= Human trafficking in Uruguay =

Uruguay ratified the 2000 UN TIP Protocol in March 2005.

In 2008 Uruguay was a source and transit country for men, women, and children trafficked for purposes of commercial sexual exploitation and forced labor. Most victims were women, girls, and some boys trafficked within the country to border and tourist areas for sexual exploitation. A government agency found that families had facilitated the exploitation of many children in prostitution. Impoverished parents reportedly turned over their children for domestic and agricultural servitude in rural areas. Some Uruguayan women were trafficked to Spain and Italy for sexual exploitation. U.S. State Department's Office to Monitor and Combat Trafficking in Persons placed the country in "Tier 2" in 2025.

Alongside Human Trafficking, Uruguay experiences challenges with cocaine trafficking. Other forms of crime such as arms trafficking and smuggling are becoming stronger as well.

In 2023, the Organised Crime Index noted that country does not have a National Action Plan for human trafficking.

==Prosecution (2008)==
The Government of Uruguay increased anti-trafficking law enforcement efforts in 2007. In December 2007, Uruguay enacted an anti-trafficking statute as part of a comprehensive immigration reform package.
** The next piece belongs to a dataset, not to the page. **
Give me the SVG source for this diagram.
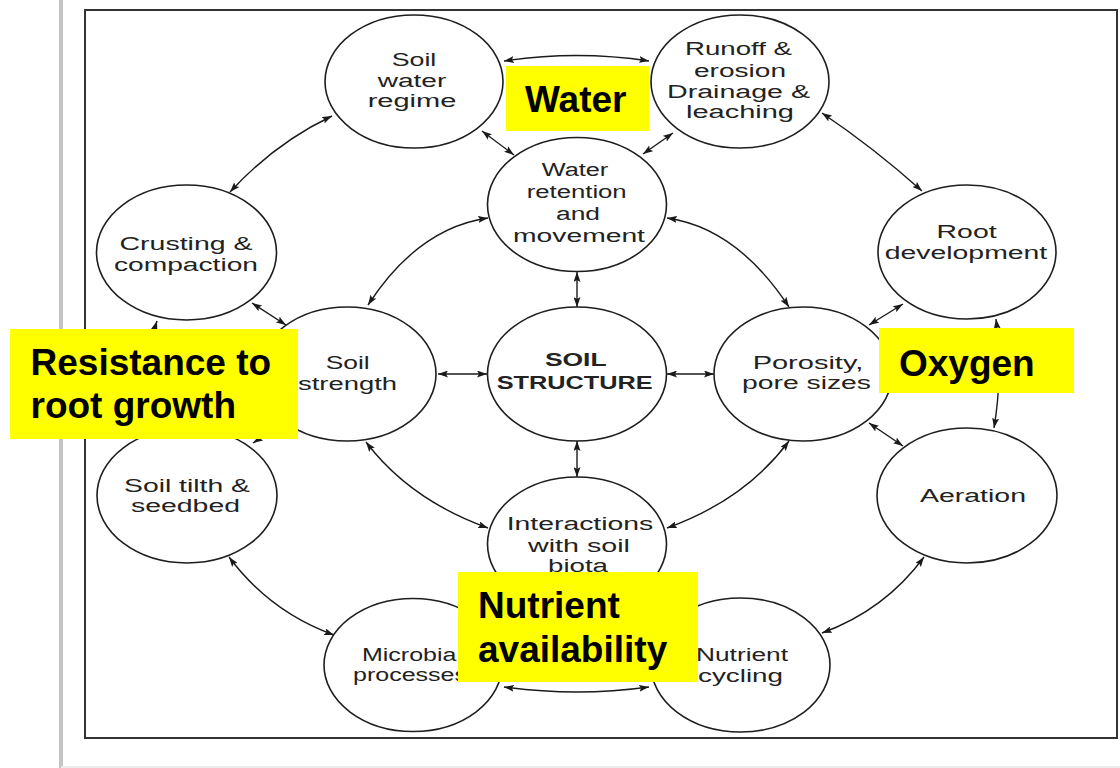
<svg xmlns="http://www.w3.org/2000/svg" width="1120" height="768" viewBox="0 0 1120 768">
<defs>
<marker id="ah" viewBox="0 0 10 7" refX="10" refY="3.5" markerWidth="10" markerHeight="7" markerUnits="userSpaceOnUse" orient="auto-start-reverse">
<path d="M0,0 L10,3.5 L0,7 L2,3.5 z" fill="#1a1a1a"/>
</marker>
</defs>
<style>
.node ellipse{fill:#fff;stroke:#1e1e1e;stroke-width:1.6}
.node text{font-family:"Liberation Sans",Arial,sans-serif;font-size:18px;fill:#222;text-anchor:middle}
.bold text{font-weight:bold}
#connectors path{fill:none;stroke:#1a1a1a;stroke-width:1.4;marker-start:url(#ah);marker-end:url(#ah)}
.label rect{fill:#ffff00}
.label text{font-family:"Liberation Sans",Arial,sans-serif;font-size:37px;font-weight:bold;fill:#000}
</style>
<rect x="0" y="0" width="1120" height="768" fill="#fff"/>
<rect x="59" y="0" width="4" height="768" fill="#c4c4c4"/>
<line x1="61" y1="767" x2="1120" y2="767" stroke="#ececec" stroke-width="2"/>
<rect id="frame" x="85" y="10" width="1032" height="728" fill="none" stroke="#333" stroke-width="2"/>

<g id="connectors">
<path d="M504,61 Q577,50 649,61"/>
<path d="M482,131 L514,155"/>
<path d="M673,133 L643,154"/>
<path d="M822,113 Q874,148 922,191"/>
<path d="M332,116 Q275,143 230,192"/>
<path d="M488,218 Q418,228 368,305"/>
<path d="M667,218 Q737,228 789,307"/>
<path d="M577,272 L577,307"/>
<path d="M252,303 L286,325"/>
<path d="M157,321 Q140,375 152,430"/>
<path d="M438,374 L487,374"/>
<path d="M667,374 L714,374"/>
<path d="M869,325 L903,304"/>
<path d="M996,319 Q1003,374 994,428"/>
<path d="M869,423 L903,446"/>
<path d="M577,441 L577,477"/>
<path d="M366,442 Q410,500 488,528"/>
<path d="M789,441 Q745,500 667,528"/>
<path d="M229,557 Q270,612 334,635"/>
<path d="M504,687 Q577,697 649,687"/>
<path d="M924,557 Q885,610 822,633"/>
<path d="M285,422 L253,443"/>
</g>

<g id="node-soil-water-regime" class="node">
<ellipse cx="414" cy="81.5" rx="89" ry="66.5"/>
<text x="414" y="65.5" textLength="44.6" lengthAdjust="spacingAndGlyphs">Soil</text>
<text x="412" y="87" textLength="68.5" lengthAdjust="spacingAndGlyphs">water</text>
<text x="412" y="107.3" textLength="88.6" lengthAdjust="spacingAndGlyphs">regime</text>
</g>

<g id="node-runoff" class="node">
<ellipse cx="740" cy="81.5" rx="89" ry="66.5"/>
<text x="738.5" y="55" textLength="107" lengthAdjust="spacingAndGlyphs">Runoff &amp;</text>
<text x="740" y="76.7" textLength="92" lengthAdjust="spacingAndGlyphs">erosion</text>
<text x="738.5" y="97.7" textLength="143" lengthAdjust="spacingAndGlyphs">Drainage &amp;</text>
<text x="740" y="118.3" textLength="108" lengthAdjust="spacingAndGlyphs">leaching</text>
</g>

<g id="node-water-retention" class="node">
<ellipse cx="577" cy="204.5" rx="89.5" ry="67"/>
<text x="575" y="176" textLength="66.6" lengthAdjust="spacingAndGlyphs">Water</text>
<text x="576.7" y="198.3" textLength="100" lengthAdjust="spacingAndGlyphs">retention</text>
<text x="578" y="220" textLength="44" lengthAdjust="spacingAndGlyphs">and</text>
<text x="579" y="241.7" textLength="132" lengthAdjust="spacingAndGlyphs">movement</text>
</g>

<g id="node-crusting" class="node">
<ellipse cx="186.5" cy="252.5" rx="90" ry="67.5"/>
<text x="186" y="250" textLength="133" lengthAdjust="spacingAndGlyphs">Crusting &amp;</text>
<text x="186" y="270.5" textLength="144" lengthAdjust="spacingAndGlyphs">compaction</text>
</g>

<g id="node-root-development" class="node">
<ellipse cx="967" cy="252" rx="89" ry="67"/>
<text x="966.6" y="238" textLength="60" lengthAdjust="spacingAndGlyphs">Root</text>
<text x="966" y="259" textLength="162.5" lengthAdjust="spacingAndGlyphs">development</text>
</g>

<g id="node-soil-strength" class="node">
<ellipse cx="347" cy="374" rx="89" ry="67"/>
<text x="347.7" y="369" textLength="44" lengthAdjust="spacingAndGlyphs">Soil</text>
<text x="347.5" y="390" textLength="99" lengthAdjust="spacingAndGlyphs">strength</text>
</g>

<g id="node-soil-structure" class="node bold">
<ellipse cx="577" cy="374" rx="89.5" ry="67"/>
<text x="575.8" y="366" textLength="61.7" lengthAdjust="spacingAndGlyphs">SOIL</text>
<text x="574.7" y="389.3" textLength="156" lengthAdjust="spacingAndGlyphs">STRUCTURE</text>
</g>

<g id="node-porosity" class="node">
<ellipse cx="803" cy="374" rx="89" ry="67"/>
<text x="808" y="369" textLength="110.7" lengthAdjust="spacingAndGlyphs">Porosity,</text>
<text x="806.5" y="389" textLength="129" lengthAdjust="spacingAndGlyphs">pore sizes</text>
</g>

<g id="node-aeration" class="node">
<ellipse cx="967" cy="495.5" rx="90" ry="67.5"/>
<text x="973" y="501.7" textLength="106" lengthAdjust="spacingAndGlyphs">Aeration</text>
</g>

<g id="node-soil-tilth" class="node">
<ellipse cx="187" cy="495.5" rx="90" ry="67.5"/>
<text x="187" y="491.7" textLength="126" lengthAdjust="spacingAndGlyphs">Soil tilth &amp;</text>
<text x="185.5" y="511.7" textLength="109" lengthAdjust="spacingAndGlyphs">seedbed</text>
</g>

<g id="node-interactions" class="node">
<ellipse cx="577" cy="544" rx="89.5" ry="67"/>
<text x="580" y="530" textLength="146.6" lengthAdjust="spacingAndGlyphs">Interactions</text>
<text x="579" y="551.7" textLength="102" lengthAdjust="spacingAndGlyphs">with soil</text>
<text x="578" y="572" textLength="60" lengthAdjust="spacingAndGlyphs">biota</text>
</g>

<g id="node-microbial" class="node">
<ellipse cx="413" cy="665" rx="89" ry="66.5"/>
<text x="412" y="660.7" textLength="100" lengthAdjust="spacingAndGlyphs">Microbial</text>
<text x="410" y="681" textLength="114" lengthAdjust="spacingAndGlyphs">processes</text>
</g>

<g id="node-nutrient-cycling" class="node">
<ellipse cx="740.5" cy="665" rx="89.5" ry="67"/>
<text x="742" y="660.7" textLength="92" lengthAdjust="spacingAndGlyphs">Nutrient</text>
<text x="740.5" y="681.7" textLength="85" lengthAdjust="spacingAndGlyphs">cycling</text>
</g>

<g id="label-water" class="label">
<rect x="506" y="66" width="143" height="65"/>
<text x="525" y="111.5">Water</text>
</g>
<g id="label-resistance" class="label">
<rect x="10" y="329" width="288" height="110"/>
<text x="30.5" y="375">Resistance to</text>
<text x="30.5" y="418">root growth</text>
</g>
<g id="label-oxygen" class="label">
<rect x="879" y="328" width="195" height="65"/>
<text x="899" y="375.5">Oxygen</text>
</g>
<g id="label-nutrient" class="label">
<rect x="458" y="572" width="240" height="110"/>
<text x="478" y="618">Nutrient</text>
<text x="478" y="661.7">availability</text>
</g>
</svg>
Article 78 of this new law prohibits all forms of trafficking in persons, and prescribes penalties of four to 16 years' imprisonment. Uruguayan law also criminalizes trafficking of minors and child pornography, prescribing penalties ranging from six months' to 12 years' imprisonment - penalties which are commensurate with those for other grave crimes. Forced labor is prohibited under Section 1 of Title XI of the Uruguayan penal code, and punishable by six to 12 years' imprisonment. During 2007, the government secured three criminal convictions for child pornography. The government inspects legal brothels and other locations for the presence of minors. No victim rescues had been reported as of 2008. The government cooperates with foreign authorities on international trafficking cases. There is no evidence of official complicity with human trafficking.

In 2023, Uruguay reported 208 victims. 169 of those victims were minors and Cuban migrants. there were 35 convictions in 2023 which double those in 2022 being 13.

==Protection (2008)==
Due to limited resources, the Uruguayan government's efforts to protect trafficking victims have been limited. While the government has provided some assistance to NGOs working in the area of trafficking, the availability of victim services is uneven across the country, especially outside the capital. The government does not have a formal system for identifying trafficking victims among vulnerable populations, such as women in prostitution or undocumented migrants. The government encourages but does not force victims to assist in the investigation and prosecution of their traffickers. Victims' rights are generally respected, and as of 2008 there were no reports of victims being jailed, deported, or otherwise penalized. Uruguayan law provides legal alternatives to the removal of foreign victims to countries where they face hardship or retribution. In 2007, the government assisted IOM with the repatriation of three Uruguayans trafficked abroad.

In late 2024 there were efforts made in helping victims of trafficking. Inmujeres created and signed a contract to help give care to victims beginning in early 2025. This contract provided $2.81 million pesos to an NGO.

==Prevention (2008)==
In 2007, the government modestly increased its efforts to raise public awareness about the dangers of human trafficking, and collaborated with IOM to combat trafficking in tourist and border areas. The Ministry of Education produces anti-trafficking commercials for national television, and has a program of including anti-trafficking segments in its sex education curriculum. The government also has sponsored anti-trafficking workshops with participants from the region. Uruguayan troops deployed on international peacekeeping missions have received anti-trafficking training at UN-certified training centers. In 2025, there were no reported government efforts to reduce consumer demand for commercial sex acts.